Professor Rahmutulla at a college in Hotan condemned the hijacking as "endangering the lives of the 92 passengers on that plane" and said it was "detrimental to both Hotan and Xinjiang".

"Hotan is a remote region in Xinjiang and we strongly need development and stability," he told China Daily in a telephone interview. "The separatists are hurting our future. I hope the incident will not have a negative influence on our lives and our region."

It needs the combined efforts of different ethnic groups to combat terrorism. Local security personnel members confirmed that at least four of the six policemen who happened to be traveling on the plane and who helped overpower the hijackers were Uygurs. They saved the passengers' lives because they understood what the hijackers called out when they started their attack.

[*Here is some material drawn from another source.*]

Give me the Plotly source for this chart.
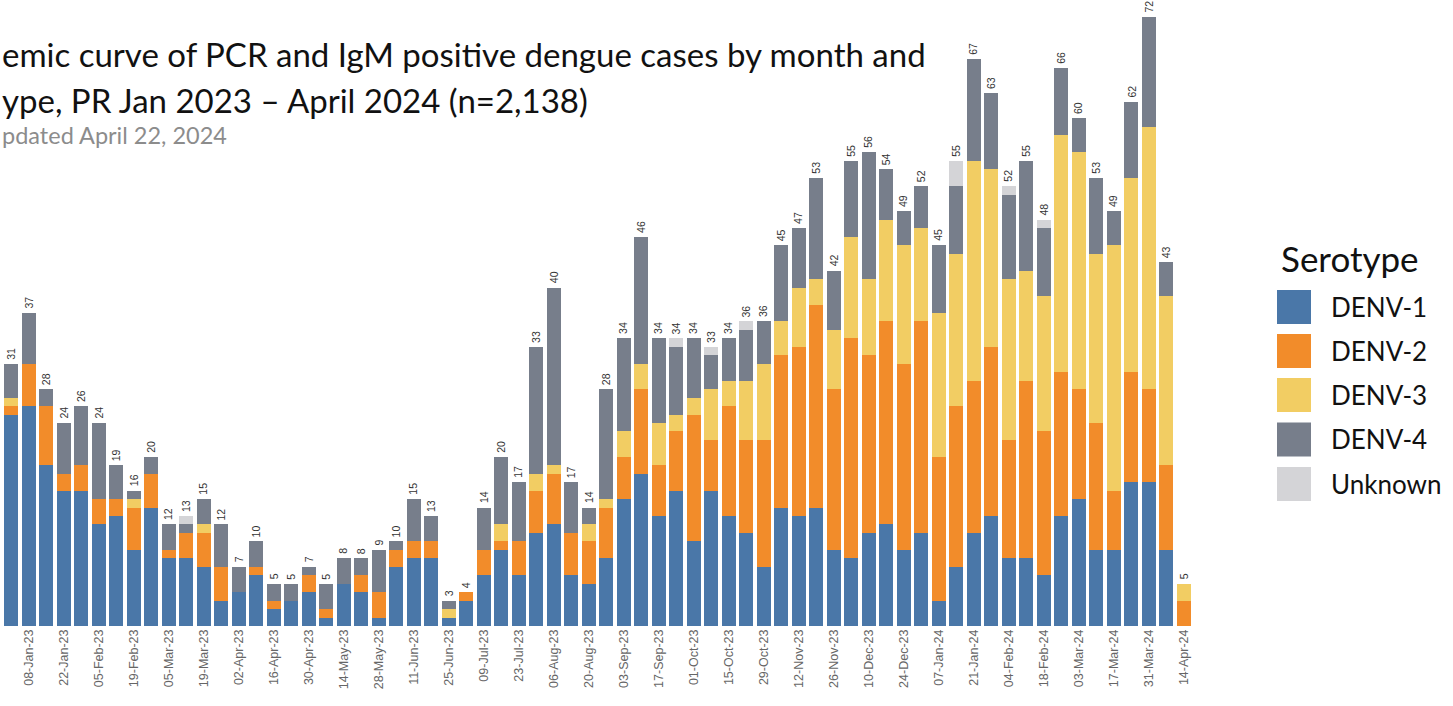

The attempted hijacking is still under investigation, and as yet no organization has claimed responsibility.

But Pan says that separatists and ethnic extremists are highly possibly the suspects . "The hijackers, who were ready to blow up the plane, had no economic interests," he pointed out. "All they wanted was to attract the world's intention and realize their political pursuits. That's an old trick of the separatists who have long been seeking to separate Xinjiang from China."

He also cited one similar example: on March 7, 2008, a plane flying from Urumqi to Beijing was forced to land in Lanzhou, Gansu province, 40 minutes after taking off, because the crew smelled petrol on a 19-year-old woman as she stepped out of the toilet. Later it was confirmed that she wanted to blow up the plane.

This time the separatists chose a date near July 5, the day of the riots in Xinjiang three years ago, Pan added.

Hence, it was insensitive of the Wall Street Journal to publish at this special moment Rebiya's article, which was full of lies and distortions. Rebiya accused the Chinese central government of stiring up ethnic hatred in Xinjiang to justify its rule. Such a claim is absurd. No government in the world is foolish enough to create such problems for itself.

According to the central government's White Paper on Development and Progress in Xinjiang released in 2009, the local GDP was 420.3 billion yuan in 2008, 86.4 times higher than it was in 1952. In 2008, the per-capita net income of farmers in Xinjiang was 3,503 yuan, 28 times more than that of 1978; and from 1950 to 2008, the central government invested 386.23 billion yuan in Xinjiang, accounting for 25.7 percent of the total investment in the region. The number of Xinjiang officials from minority ethnic groups shot up to 363,000 in 2008, from 46,000 in 1955, accounting for 51.25 percent of the total number of officials in Xinjiang. The number of mosques soared from 2,000 in the early days of the reform and opening-up drive to 24,300 in 2008, and the members of clergy from 3,000 to over 28,000.

Pan thinks the Western media distorts the facts in Xinjiang which may encourage such terrorist attacks. This is because the West has double standards: it denounces terrorists that hurt Western interests, while praising those who attack China as heroes.

The US government listed "The Eastern Turkistan Islamic Movement" as a terrorist group in 2002 for planning attacks against US embassies, he pointed out, but the equally threatening "Eastern Turkistan Liberation Organization" was not on the US' list of terrorists because its attacks were only directed at China.

"We need to unite against terrorism, instead of applying double standards," he said. "Terrorism is a threat to us all."

The author is a writer with China Daily.